In the same year, Chamarel was one of hundreds of entities that participated in the Japan African Fair – an international exhibition in Yokohama, Japan, that showcased products and brands from Africa. Over 40,000 people visited the exhibitions each day and Chamarel’s rums were sold out. Some other industry events that the distillery has participated in are the Berlin Rum Festival and the Mauritius FIFA Congress – a gathering of the International Federation of Association Football (FIFA), a sports governing body – where Chamarel’s mojitos were served to attendees.
With a robust domestic and international marketing and commercialization strategy, the distillery has been able to enter new markets – including Japan and the European Union (EU) – while promoting its products and brands successfully. Chamarel – which is managed by L’Exil Ltée, a company based in Mauritius – had (in 2013) approximately 140 employees.
Having created a number of products and developed a reputation for quality, Chamarel has relied on the intellectual property (IP) system in order to protect its good name.
With a view to expanding into the EU, the distillery applied to trademark Le Rhum de Chamarel (2009) at the Office for Harmonization in the Internal Market (OHIM).
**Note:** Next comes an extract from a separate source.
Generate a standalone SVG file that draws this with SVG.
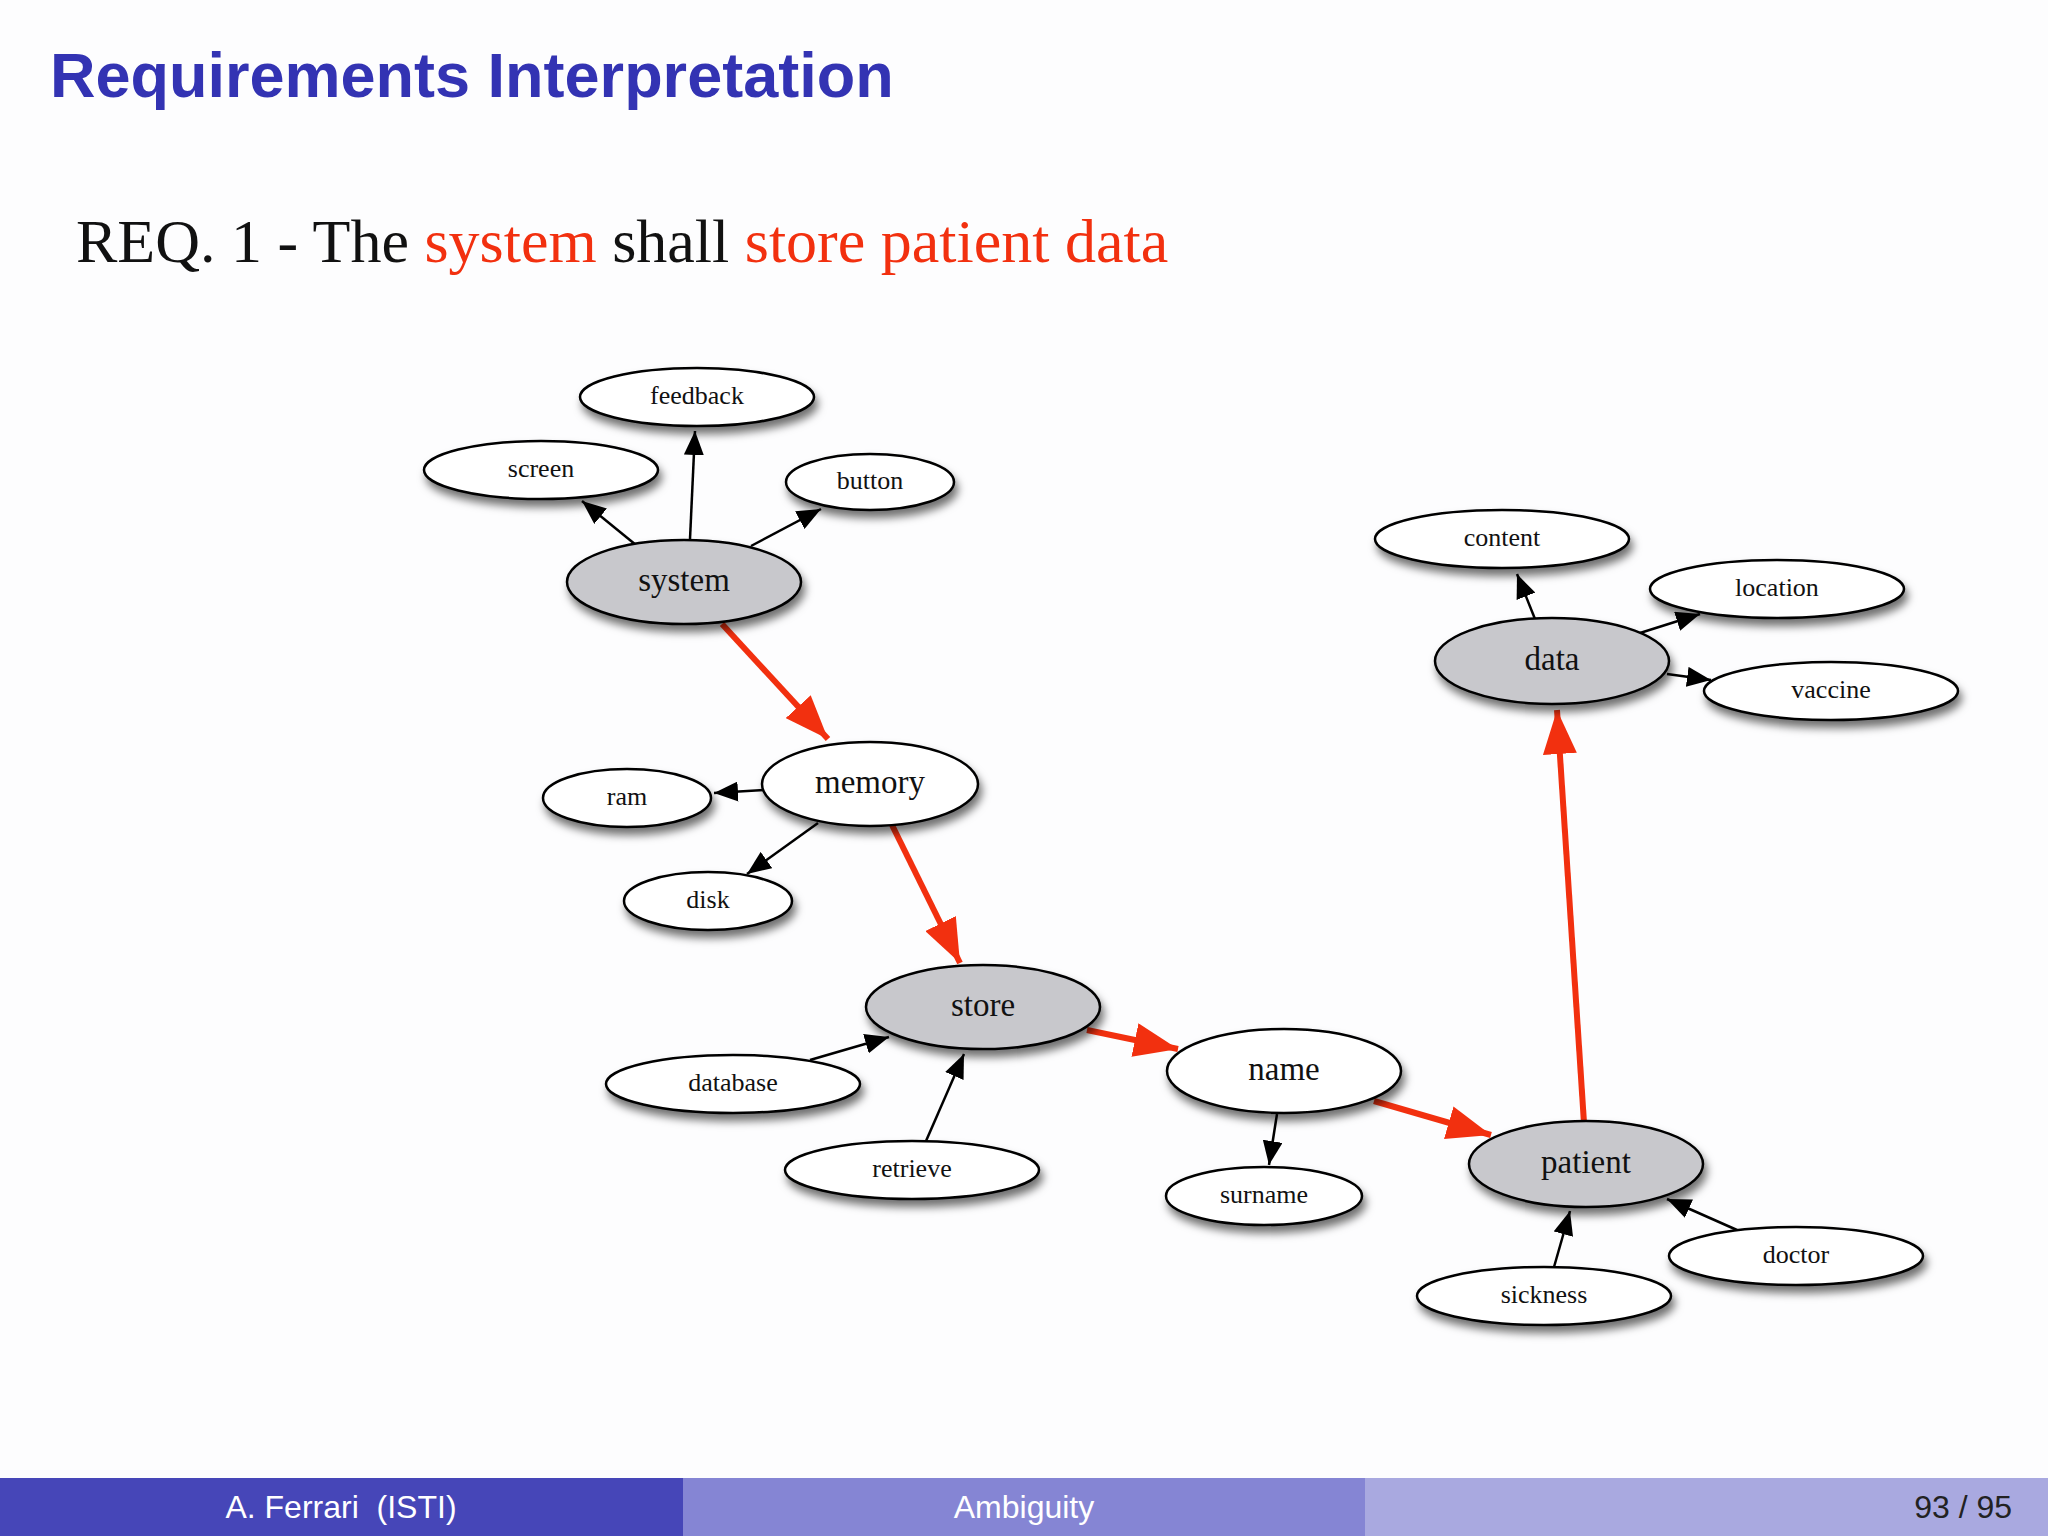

In the same year, the company made a trademark application for Rhum Agricole de Chamarel also at OHIM.
Moreover, the rum maker protected its corporate identity in the EU via a trademark application for Chamarel (2010) at OHIM. Chamarel recognizes the importance of IP in allowing businesses to expand with confidence into new regional and international economic zones.
Inspired by a rich tradition for making rum on an Indian Ocean island, Chamarel has emerged on the international stage as a robust business with grand ambitions. In the process, the distillery has achieved business success and won a number of awards.
Chamarel’s premium gold rum won a Gold medal at the Concours Mondial de Bruxelles (2011) – a wine and spirits tasting competition with over 7,000 alcoholic beverages from 49 producer countries that was held in the Grand Duchy of Luxembourg. At the same event, the distillery’s silver white rum as well as its double distilled rum won a Silver medal in their respective categories.
Two years later, Chamarel’s Vanilla Liquer (35 percent alcohol) won yet another award for the company – a Bronze medal at the Rum Fair Paris (2013). In the same year, Chamarel had a gross income of 85 million rupees (approximately US$ 1.4 million) and celebrated its 5th anniversary.
Chamarel resurrected the virtually lost art and tradition of rum-making in Mauritius and thereby regenerated a much cherished industry. In the process, the distillery showed how a strategic branding and commercialization strategy – supported by IP assets – can open new markets for producers and their products. People from across the world, meanwhile, have enjoyed naturally made quality rums from an island country with a proud history for making spirits.